This entry explores the collaborative dynamics between institutional investors and activist hedge funds. It highlights how this partnership can lead to significant improvements in corporate governance and overall corporate performance. The blog details case studies where activist hedge funds have successfully influenced corporate strategies, leading to enhanced shareholder value. This symbiosis is portrayed not only as beneficial for the investors involved but also for the broader market, promoting transparency and accountability in corporate management.
Second quarter 2016 has waxed brutally for hedge funds in the realm of regulatory compliance. The Securities and Exchange Commission (SEC) has called on investigative authority over hedge funds such as RD Legal Capital LLC and Platinum Partners LP for full disclosure of investment vehicles and practices. Of late, Visium Asset Management has joined the growing list of hedge funds flagged for insider-trading. The Wall Street Journal recently cited SEC’s Director Andrew Ceresney as stating hedge fund “Valuation [to be] one of the core issues.”
As we pointed out in our prior article Hedge Fund Performance and Regulation hedge funds historically had greater leeway in choosing how to value and categorize the portfolio’s underlying investments, drawing on the Securities Act of 1933’s Regulation D safe harbor rules. We also stated that regulatory compliance dictates from the SEC should remain constant, and not increase as hedge funds are above all performance driven. There is deep reasoning behind support for hedge funds, especially activist hedge funds, in the investment world – reasoning that laymen may not understand, but which focuses on the benefits institutional investors derive from seemingly mutually exclusive activist hedge fund activity.
Activist hedge funds exhibit corporate control activism, which according to L. Bebchuk, A.Brav, and W. Jiang, Harvard Law Review authors of The Long-Term Effects of Hedge Fund Activism, can be categorized via three strategies. First, as shareholders of a potential acquirer company, the strategy involves taking high stakes in a target company to ensure full acquisition over competition. Second, as shareholders of a potential target, hedge funds may use blocking strategies to benefit target shareholders. Third, hedge funds have themselves taken aggressive positions in a portfolio of companies solely in order to become activist, rather than diversifying and becoming involved when companies are exhibiting non-performance.

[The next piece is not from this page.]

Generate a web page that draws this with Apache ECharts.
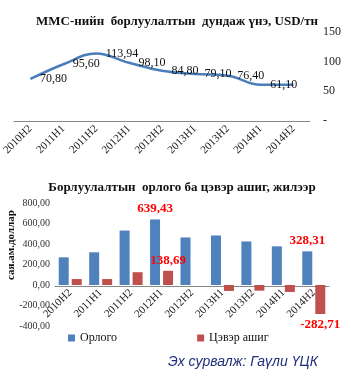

Although not widely publicized, traditional institutional investors such as large pension and mutual funds engage in shareholder activism mainly through SEC Rule 14a-8, forcing inclusion of shareholder proposals in the proxy statements of vested public companies.
Marcel Kahan and Edward B. Rock of University of Pennsylvania Law Review do a superb job of explaining the constraints of institutional investor activism and the ensuing need for hedge fund activism via Hedge Funds in Corporate Governance and Corporate Control. We examine the most poignant points:
Pension Funds
Mutual Funds
Shareholder proposals from both pension and mutual funds are more a corporate governance wish list from shareholders, and fall more under the category of broad shareholder engagement than the activism partaken by activist hedge funds. Mutual and pension funds do not use the leverage that activist hedge funds employ to take the necessary positions for pre-emptive strikes to change company financial and operating structures. As the authors rightly state, “hedge fund activism is strategic and ex ante: hedge fund managers first determine whether a company would benefit from activism, then take a position and become active.” Hedge funds have become almost synonymous with activism. However, Kahan and Rock point out that only US$50 billion of the US$3 trillion global hedge fund assets under management are structured for shareholder activism. The point being that hedge funds are not solely formed to be activist investors. Yet, the small number of hedge funds that are activists truly pack a punch in active corporate governance.
The Columbia Law School’s Blue Sky blog’s article, Hedge Fund Activism: A Guide for the Perplexed has a bit of a mixed review when it comes to the activist hedge fund outlook. While there is an acknowledgement of activist hedge fund influence on company performance, the article takes an almost tongue in cheek approach to the effectiveness of activism, stating that “institutional investors and knee-jerk academics…both believe that activists are doing the Lord’s work” as the champion of shareholder engagement, but in actuality hedge funds are by and large self-interested. From the points offered by Kathan and Rock on the limits of institutional investors to actively engage in pre-emptive structuring of companies to bolster shareholder interests, the industry must avow to the need for activist hedge fund activity, whether the motives are self-interested or otherwise. Regulatory dictates of the hedge fund industry may bring about transparency in valuations and curb insider-trading in the short term, which can be beneficial. However, a plethora of punitive regulatory barriers can seriously hinder effective shareholder engagement and corporate governance that may only be achieved through hedge fund activism.